Il Lazio, per cui sono stati stanziati circa 137 milioni di euro, ha puntato in particolare sul bonus occupazionale (oltre 35 milioni) e su misure di accompagnamento (34.5 milioni). Ha firmato diversi protocolli d’intesa con associazioni e organizzazioni, tra cui uno con Miur, Ministero del Lavoro ed Enel che prevede l'assunzione in apprendistato di alta formazione e ricerca per il conseguimento di un diploma di istruzione secondaria superiore di alcuni studenti dell'Istituto Tecnico “Guglielmo Marconi” di Civitavecchia.

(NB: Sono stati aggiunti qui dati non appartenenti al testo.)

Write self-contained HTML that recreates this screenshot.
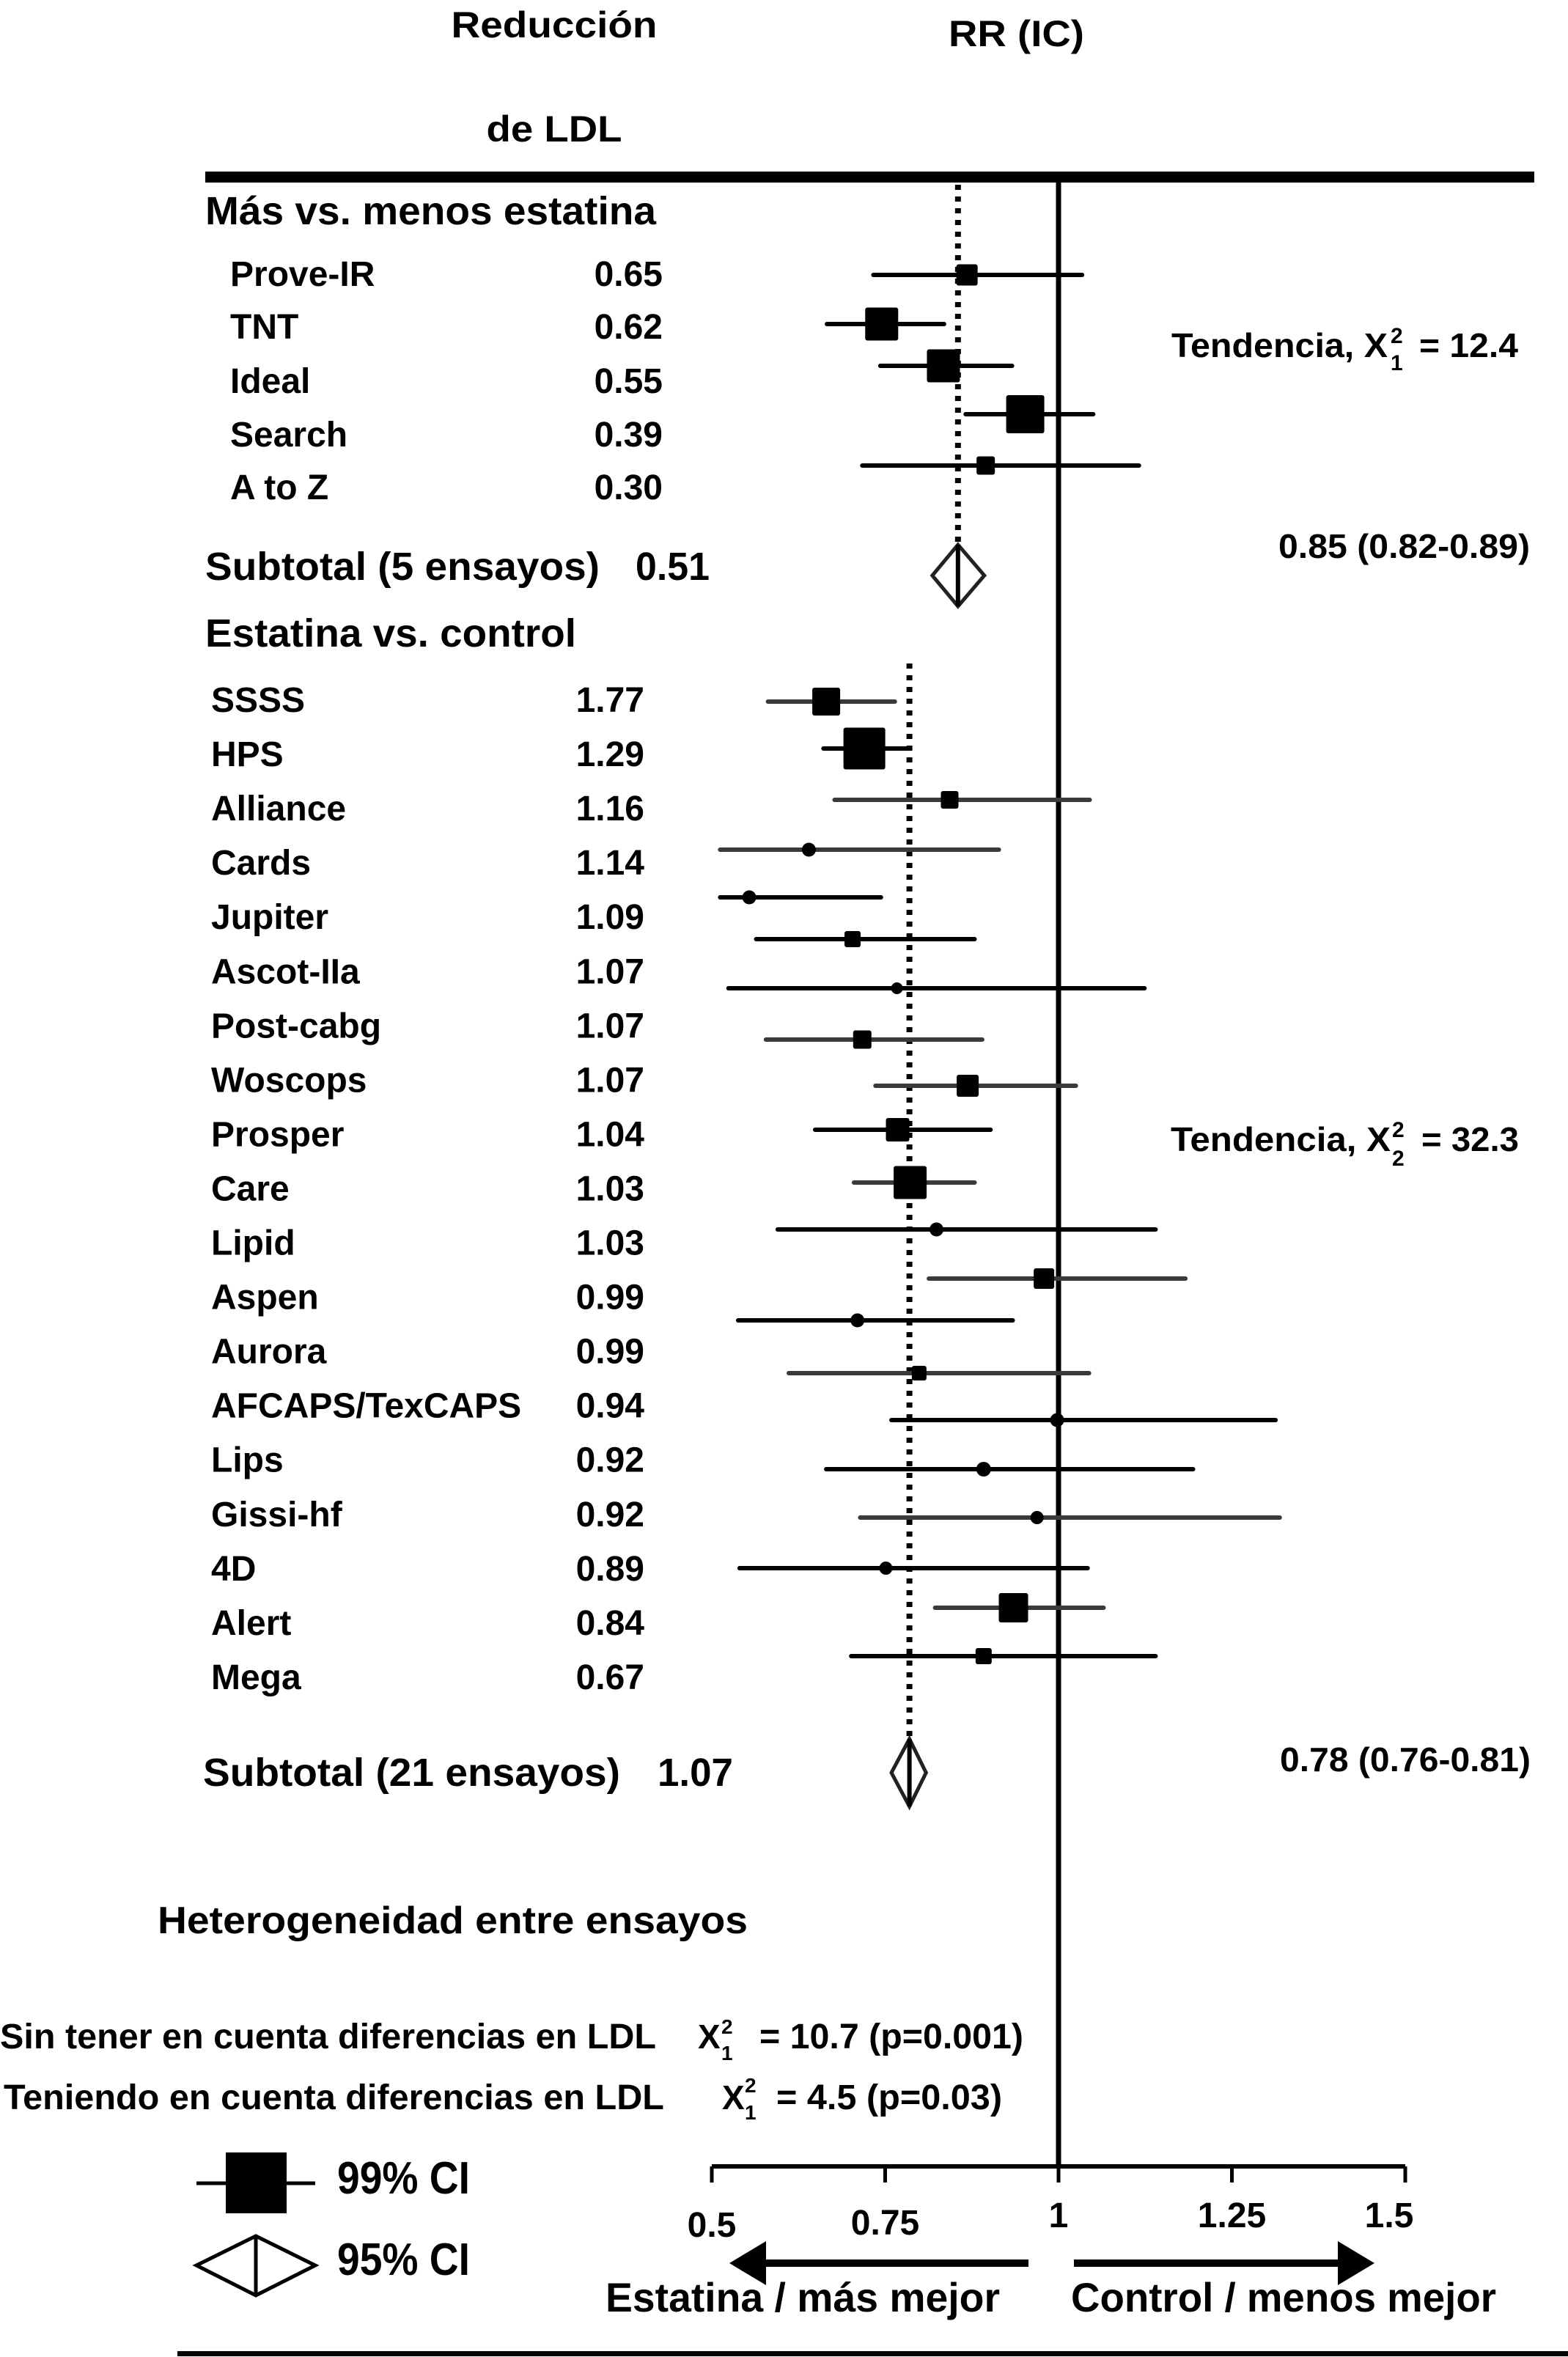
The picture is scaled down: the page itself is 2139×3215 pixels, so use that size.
<!DOCTYPE html>
<html><head><meta charset="utf-8"><title>Forest plot</title>
<style>
html,body{margin:0;padding:0;background:#fff;}
svg{display:block;}
text{font-family:"Liberation Sans",Arial,sans-serif;font-weight:bold;fill:#000;}
</style></head>
<body>
<svg id="chart" xmlns="http://www.w3.org/2000/svg" width="2139" height="3215" viewBox="0 0 2139 3215">
<rect x="0" y="0" width="2139" height="3215" fill="#fff"/>
<!-- headers -->
<text x="756" y="51" font-size="50" text-anchor="middle" textLength="281">Reducción</text>
<text x="756" y="193" font-size="50" text-anchor="middle" textLength="185">de LDL</text>
<text x="1294" y="63" font-size="50" textLength="185">RR (IC)</text>
<rect x="280" y="234" width="1813" height="15" fill="#000"/>
<!-- group 1 -->
<text x="280" y="306" font-size="54" textLength="615">Más vs. menos estatina</text>
<text x="280" y="791" font-size="54" textLength="538">Subtotal (5 ensayos)</text>
<text x="867" y="791" font-size="54" textLength="101">0.51</text>
<text x="1598" y="487" font-size="46" textLength="295">Tendencia, X</text>
<text x="1897" y="468" font-size="30">2</text>
<text x="1897" y="505" font-size="30">1</text>
<text x="1936" y="487" font-size="46" textLength="135">= 12.4</text>
<text x="1744" y="761" font-size="46" textLength="343">0.85 (0.82-0.89)</text>
<!-- group 2 -->
<text x="280" y="882" font-size="54" textLength="506">Estatina vs. control</text>
<text x="277" y="2436" font-size="54" textLength="569">Subtotal (21 ensayos)</text>
<text x="897" y="2436" font-size="54" textLength="103">1.07</text>
<text x="1597" y="1570" font-size="46" textLength="300">Tendencia, X</text>
<text x="1899" y="1551" font-size="30">2</text>
<text x="1899" y="1590" font-size="30">2</text>
<text x="1939" y="1570" font-size="46" textLength="133">= 32.3</text>
<text x="1746" y="2416" font-size="46" textLength="342">0.78 (0.76-0.81)</text>
<!-- heterogeneity -->
<text x="215" y="2637" font-size="52" textLength="805">Heterogeneidad entre ensayos</text>
<text x="0" y="2794" font-size="48" textLength="895">Sin tener en cuenta diferencias en LDL</text>
<text x="952" y="2794" font-size="46">X</text>
<text x="984" y="2774" font-size="28">2</text>
<text x="984" y="2810" font-size="28">1</text>
<text x="1036" y="2794" font-size="48" textLength="360">= 10.7 (p=0.001)</text>
<text x="5" y="2877" font-size="48" textLength="901">Teniendo en cuenta diferencias en LDL</text>
<text x="985" y="2877" font-size="46">X</text>
<text x="1016" y="2854" font-size="28">2</text>
<text x="1016" y="2891" font-size="28">1</text>
<text x="1059" y="2877" font-size="48" textLength="308">= 4.5 (p=0.03)</text>
<!-- legend -->
<g>
<line x1="268" y1="2978" x2="430" y2="2978" stroke="#000" stroke-width="5"/>
<rect x="308" y="2936" width="83" height="83" fill="#000"/>
<text x="460" y="2992" font-size="62" textLength="181">99% CI</text>
</g>
<g>
<polygon points="268,3090 349,3050 430,3090 349,3131" fill="#fff" stroke="#000" stroke-width="5"/>
<line x1="349" y1="3050" x2="349" y2="3131" stroke="#000" stroke-width="5"/>
<text x="460" y="3103" font-size="62" textLength="181">95% CI</text>
</g>
<!-- direction arrows -->
<g>
<rect x="1045" y="3082" width="358" height="10" fill="#000"/>
<polygon points="995,3087 1045,3057 1045,3117" fill="#000"/>
</g>
<g>
<rect x="1465" y="3082" width="360" height="10" fill="#000"/>
<polygon points="1875,3087 1825,3057 1825,3117" fill="#000"/>
</g>
<text x="826" y="3153" font-size="56" textLength="538">Estatina / más mejor</text>
<text x="1461" y="3153" font-size="56" textLength="580">Control / menos mejor</text>
<rect x="242" y="3207" width="1897" height="7" fill="#000"/>
<g id="plot"></g>
</svg>
<script>
// ---- data ----
const g1Trials = ["Prove-IR","TNT","Ideal","Search","A to Z"];
const g1Ldl = ["0.65","0.62","0.55","0.39","0.30"];
const g1Est = [0.868,0.745,0.834,0.952,0.895];
const g1Lo  = [0.733,0.666,0.743,0.866,0.717];
const g1Hi  = [1.034,0.835,0.933,1.050,1.116];
const g1Weight = [29,45,45,52,25];
const g1Pooled = [0.818,0.855,0.893];

const g2Trials = ["SSSS","HPS","Alliance","Cards","Jupiter","Ascot-IIa","Post-cabg","Woscops","Prosper","Care","Lipid","Aspen","Aurora","AFCAPS/TexCAPS","Lips","Gissi-hf","4D","Alert","Mega"];
const g2Ldl = ["1.77","1.29","1.16","1.14","1.09","1.07","1.07","1.07","1.04","1.03","1.03","0.99","0.99","0.94","0.92","0.92","0.89","0.84","0.67"];
const g2Est = [0.665,0.720,0.843,0.640,0.554,0.703,0.767,0.717,0.869,0.768,0.786,0.824,0.979,0.710,0.799,0.998,0.892,0.969,0.751,0.935,0.892];
const g2Lo  = [0.581,0.661,0.677,0.512,0.512,0.564,0.524,0.578,0.736,0.649,0.705,0.595,0.813,0.538,0.611,0.759,0.665,0.714,0.540,0.822,0.701];
const g2Hi  = [0.764,0.784,1.045,0.914,0.744,0.879,1.124,0.890,1.025,0.902,0.879,1.140,1.183,0.934,1.044,1.313,1.194,1.319,1.042,1.065,1.140];
const g2Weight = [38,57,24,19,19,22,16,25,30,32,45,19,28,19,20,19,20,18,18,40,22];
const g2Pooled = [0.759,0.785,0.809];

const tickValues = [0.5,0.75,1,1.25,1.5];
const tickLabels = ["0.5","0.75","1","1.25","1.5"];

// ---- layout ----
const NS = "http://www.w3.org/2000/svg";
const plot = document.getElementById("plot");
document.querySelectorAll("text[textLength]").forEach(t => t.setAttribute("lengthAdjust","spacingAndGlyphs"));
function x(v){ return 1444 + (v - 1) * 946; }
const g1RowY = [375,442,499,565,635];
const g2RowY = [957,1021,1091,1159,1224,1281,1348,1418,1481,1541,1613,1677,1744,1801,1873,1937,2004,2070,2139,2193,2259];
const g2Circle = [3,4,6,11,13,15,16,17,18];
const g2Gray = [0,2,3,7,8,10,12,14,17,19];
function mk(tag, attrs, parent){
  const e = document.createElementNS(NS, tag);
  for (const k in attrs) e.setAttribute(k, attrs[k]);
  (parent||plot).appendChild(e);
  return e;
}

// reference line and axis
const ref = mk("line",{x1:x(1),y1:249,x2:x(1),y2:2958,stroke:"#000","stroke-width":7});


const axis = mk("line",{x1:x(0.5),y1:2955,x2:x(1.5),y2:2955,stroke:"#000","stroke-width":6});


tickValues.forEach((t,i)=>{
  const tk = mk("line",{x1:x(t),y1:2955,x2:x(t),y2:2977,stroke:"#000","stroke-width":5});
  
  
  const by = t < 1 ? (t===0.5?3051:3048) : 3038;
  const dx = t === 1.5 ? -22 : 0;
  const lb = mk("text",{x:x(t)+dx,y:by,"font-size":48,"text-anchor":"middle"});
  lb.textContent = tickLabels[i];
  
  
});

// pooled dotted lines
function dotted(v, y1, y2){
  const l = mk("line",{x1:x(v),y1:y1,x2:x(v),y2:y2,stroke:"#000","stroke-width":8,"stroke-dasharray":"7 9"});
  
  
}
dotted(g1Pooled[1], 252, 745);
dotted(g2Pooled[1], 905, 2372);

function diamond(p, yc, h, name){
  const d = mk("polygon",{points:`${x(p[0])},${yc} ${x(p[1])},${yc-h} ${x(p[2])},${yc} ${x(p[1])},${yc+h}`,fill:"#fff",stroke:"#222","stroke-width":5});
  
  
  const v = mk("line",{x1:x(p[1]),y1:yc-h,x2:x(p[1]),y2:yc+h,stroke:"#000","stroke-width":6});
  
  
}
diamond(g1Pooled, 785, 42, 'group1-pooled-diamond');
diamond(g2Pooled, 2418, 46, 'group2-pooled-diamond');

function trial(est, lo, hi, w, y, gray, circle){
  const ci = mk("line",{x1:x(lo),y1:y,x2:x(hi),y2:y,stroke:gray?"#3a3a3a":"#000","stroke-width":6,"stroke-linecap":"round"});
  
  
  const m = mk("rect",{x:x(est)-w/2,y:y-w/2,width:w,height:w,rx:circle?w/2:3,fill:"#000"});
  
  
}
g1Est.forEach((e,i)=>trial(e,g1Lo[i],g1Hi[i],g1Weight[i],g1RowY[i],false,false));
g2Est.forEach((e,i)=>trial(e,g2Lo[i],g2Hi[i],g2Weight[i],g2RowY[i],g2Gray.includes(i),g2Circle.includes(i)));

// labels
g1Trials.forEach((n,i)=>{
  const by = [390,462,536,609,681][i];
  const t = mk("text",{x:314,y:by,"font-size":48}); t.textContent = n;
  
  
  const v = mk("text",{x:904,y:by,"font-size":48,"text-anchor":"end"}); v.textContent = g1Ldl[i];
  
  
});
g2Trials.forEach((n,i)=>{
  const by = 971 + i * 74.05;
  const t = mk("text",{x:288,y:by,"font-size":48}); t.textContent = n;
  
  
  const v = mk("text",{x:879,y:by,"font-size":48,"text-anchor":"end"}); v.textContent = g2Ldl[i];
  
  
});
</script>
</body></html>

La Regione che ha ricevuto il maggior numero di adesioni da giovani residenti in altre regioni è la Lombardia, in cui le adesioni “esterne” sono state 8.411, contro le 11.425 interne. La dotazione finanziaria di cui la Lombardia dispone per Garanzia giovani è di 178 milioni di euro, impiegati principalmente per tre misure: bonus occupazionali per le imprese (quasi 53 milioni), tirocini per supportare l'inserimento lavorativo delle persone (oltre 37 milioni), e accompagnamento al lavoro (oltre 40 milioni). Dote Unica Lavoro è lo strumento utilizzato in regione per accedere alle misure di Garanzia Giovani. 
Il Piemonte, che ha ricevuto 17.101 adesioni (12.999 interne e 4.102 esterne), dispone di oltre 97,4 milioni di euro, la maggior parte dei quali “investiti” per formazione e tirocini. La Regione è una di quelle che ha scelto di non attivare tutte le misure previste dal programma. Quelle rimaste fuori sono: apprendistato, autoimprenditorialità, bonus assunzionale per le imprese e mobilità professionale. Tra le attività che si fanno sul territorio per promuovere il piano ci sono i "lunedì giovani", incontri di orientamento e di supporto nella ricerca del lavoro presso i centri per l'impiego per i giovani under 30. A quest’iniziativa, promossa dalla Provincia di Torino, contribuiscono anche gli esperti delle risorse umane di alcune aziende del territorio. Infine,  l'Agenzia Piemonte Lavoro, con l'organizzazione no-profit Fondazione Human+ ha avviato un percorso per sostenere la creazione di imprese tra i giovani che hanno aderito a Garanzia Giovani.